Example 3-6. A frequency distribution program

use XML::LibXML;
use IO::Handle;

# initialize the parser
my $parser = new XML::LibXML;

# open a filehandle and parse
my $fh = new IO::Handle;
if( $fh->fdopen( fileno( STDIN ), "r" )) {
    my $doc = $parser->parse_fh( $fh );
    my %dist;
    &proc_node( $doc->getDocumentElement, \%dist );
    foreach my $item ( sort keys %dist ) {
        print "$item: ", $dist{ $item }, "\n";
    }
    $fh->close;
}

# process an XML tree node: if it's an element, update the
# distribution list and process all its children
#
sub proc_node {
    my( $node, $dist ) = @_;
    return unless( $node->nodeType eq &XML_ELEMENT_NODE );
    $dist->{ $node->nodeName } ++;
    foreach my $child ( $node->getChildnodes ) {
        &proc_node( $child, $dist );
    }
}

Note that instead of using a simple path to a file, we use a filehandle object of the IO::Handle class. Perl filehandles, as you probably know, are magic and subtle beasties, capable of passing into your code characters from a wide variety of sources, including files on disk, open network sockets, keyboard input, databases, and just about everything else capable of outputting data. Once you define a filehandle's source, it gives you the same interface for reading from it as does every other filehandle. This dovetails nicely with our XML-based ideology, where we want code to be as flexible and reusable as possible. After all, XML doesn't care where it comes from, so why should we pigeonhole it with one source type?

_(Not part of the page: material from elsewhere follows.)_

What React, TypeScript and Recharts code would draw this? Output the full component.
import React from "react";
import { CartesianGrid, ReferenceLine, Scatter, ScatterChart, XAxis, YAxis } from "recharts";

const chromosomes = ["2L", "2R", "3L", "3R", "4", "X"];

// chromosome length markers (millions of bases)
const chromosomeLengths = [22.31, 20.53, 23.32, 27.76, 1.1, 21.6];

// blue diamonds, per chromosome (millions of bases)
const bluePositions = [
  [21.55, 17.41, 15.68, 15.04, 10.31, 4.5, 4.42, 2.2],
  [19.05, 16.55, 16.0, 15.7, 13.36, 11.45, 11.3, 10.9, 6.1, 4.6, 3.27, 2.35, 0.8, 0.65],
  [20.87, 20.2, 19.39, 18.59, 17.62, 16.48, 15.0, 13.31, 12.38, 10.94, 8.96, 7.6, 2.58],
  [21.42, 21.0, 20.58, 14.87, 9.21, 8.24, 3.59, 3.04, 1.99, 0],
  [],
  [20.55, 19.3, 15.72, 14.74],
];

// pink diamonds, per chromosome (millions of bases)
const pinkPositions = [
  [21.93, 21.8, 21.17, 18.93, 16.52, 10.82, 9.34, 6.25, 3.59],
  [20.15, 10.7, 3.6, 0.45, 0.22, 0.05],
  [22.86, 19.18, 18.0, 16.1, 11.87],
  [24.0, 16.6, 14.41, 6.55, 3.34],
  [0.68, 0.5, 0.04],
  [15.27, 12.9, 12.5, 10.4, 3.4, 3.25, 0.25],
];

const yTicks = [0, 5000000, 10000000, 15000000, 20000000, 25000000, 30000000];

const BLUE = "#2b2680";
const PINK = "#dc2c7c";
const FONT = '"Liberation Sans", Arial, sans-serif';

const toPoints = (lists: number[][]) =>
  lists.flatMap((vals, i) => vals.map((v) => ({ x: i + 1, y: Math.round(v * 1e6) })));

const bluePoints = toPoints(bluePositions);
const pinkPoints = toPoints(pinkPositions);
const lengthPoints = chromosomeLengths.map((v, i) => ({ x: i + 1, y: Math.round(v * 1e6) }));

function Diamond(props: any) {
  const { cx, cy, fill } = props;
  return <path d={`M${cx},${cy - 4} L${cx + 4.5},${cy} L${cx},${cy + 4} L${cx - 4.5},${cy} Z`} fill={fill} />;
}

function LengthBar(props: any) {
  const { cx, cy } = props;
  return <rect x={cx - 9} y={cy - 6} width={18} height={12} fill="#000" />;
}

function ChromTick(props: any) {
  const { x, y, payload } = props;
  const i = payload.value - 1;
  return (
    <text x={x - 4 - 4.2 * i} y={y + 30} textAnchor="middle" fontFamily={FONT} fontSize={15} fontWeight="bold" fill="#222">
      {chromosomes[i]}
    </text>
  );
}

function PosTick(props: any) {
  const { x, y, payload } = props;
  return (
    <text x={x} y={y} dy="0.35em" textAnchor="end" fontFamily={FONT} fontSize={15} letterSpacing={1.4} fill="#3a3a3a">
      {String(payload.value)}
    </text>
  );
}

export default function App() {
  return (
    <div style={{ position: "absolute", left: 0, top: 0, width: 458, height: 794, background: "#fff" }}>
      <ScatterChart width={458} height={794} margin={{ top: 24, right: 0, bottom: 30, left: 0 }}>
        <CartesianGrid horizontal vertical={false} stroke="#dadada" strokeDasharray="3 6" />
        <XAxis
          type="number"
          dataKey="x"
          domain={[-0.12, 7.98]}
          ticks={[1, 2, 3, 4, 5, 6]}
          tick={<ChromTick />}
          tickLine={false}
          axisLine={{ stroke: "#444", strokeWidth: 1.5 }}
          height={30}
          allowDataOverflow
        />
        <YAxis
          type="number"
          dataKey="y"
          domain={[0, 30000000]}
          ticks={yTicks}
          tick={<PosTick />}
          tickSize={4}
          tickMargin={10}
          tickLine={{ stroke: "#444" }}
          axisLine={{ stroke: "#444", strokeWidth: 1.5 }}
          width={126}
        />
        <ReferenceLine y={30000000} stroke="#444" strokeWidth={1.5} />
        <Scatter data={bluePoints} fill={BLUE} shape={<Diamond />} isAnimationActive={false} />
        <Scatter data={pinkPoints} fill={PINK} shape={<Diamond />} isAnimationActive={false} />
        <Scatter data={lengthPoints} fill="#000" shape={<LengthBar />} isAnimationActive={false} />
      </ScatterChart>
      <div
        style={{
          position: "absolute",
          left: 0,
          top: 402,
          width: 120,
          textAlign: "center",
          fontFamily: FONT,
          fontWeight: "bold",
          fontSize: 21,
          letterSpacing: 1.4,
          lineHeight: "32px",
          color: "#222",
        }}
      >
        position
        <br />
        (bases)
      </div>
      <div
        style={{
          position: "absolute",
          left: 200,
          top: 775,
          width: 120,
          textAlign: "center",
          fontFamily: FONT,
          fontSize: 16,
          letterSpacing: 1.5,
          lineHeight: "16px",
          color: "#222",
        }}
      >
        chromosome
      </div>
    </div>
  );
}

The parser object returns a document object after parsing. This object has a method that returns a reference to the document element -- the element at the very root of the whole tree. We take this reference and feed it to a recursive subroutine, proc_node( ), which happily munches on elements and scribbles into a hash variable every time it sees an element. Recursion is an efficient way to write programs that process XML because the structure of documents is somewhat fractal: the same rules for elements apply at any depth or position in the document, including the root element that represents the entire document (modulo its prologue). Note the "node type" check, which distinguishes between elements and other parts of a document (such as pieces of text or processing instructions).

For every element the routine looks at, it has to call the object's getChildnodes( ) method to continue processing on its children. This call is an essential difference between stream-based and tree-based methodologies. Instead of having an event stream take the steering wheel of our program and push data at it, thus calling subroutines and codeblocks in a (somewhat) unpredictable order, our program now has the responsibility of navigating through the document under its own power. Traditionally, we start at the root element and go downward, processing children in order from first to last. However, because we, not the parser, are in control now, we can scan through the document in any way we want. We could go backwards, we could scan just a part of the document, we could jump around, making multiple passes though the tree -- the sky's the limit. Here's the result from processing a small chapter coded in DocBook XML:

$ xfreq < ch03.xml
chapter: 1
citetitle: 2
firstterm: 16
footnote: 6
foreignphrase: 2
function: 10
itemizedlist: 2
listitem: 21
literal: 29
note: 1
orderedlist: 1
para: 77
programlisting: 9
replaceable: 1
screen: 1
section: 6
sgmltag: 8
simplesect: 1
systemitem: 2
term: 6
title: 7
variablelist: 1
varlistentry: 6
xref: 2

The result shows only a few lines of code, but it sure does a lot of work. Again, thanks to the C library underneath , it's quite speedy.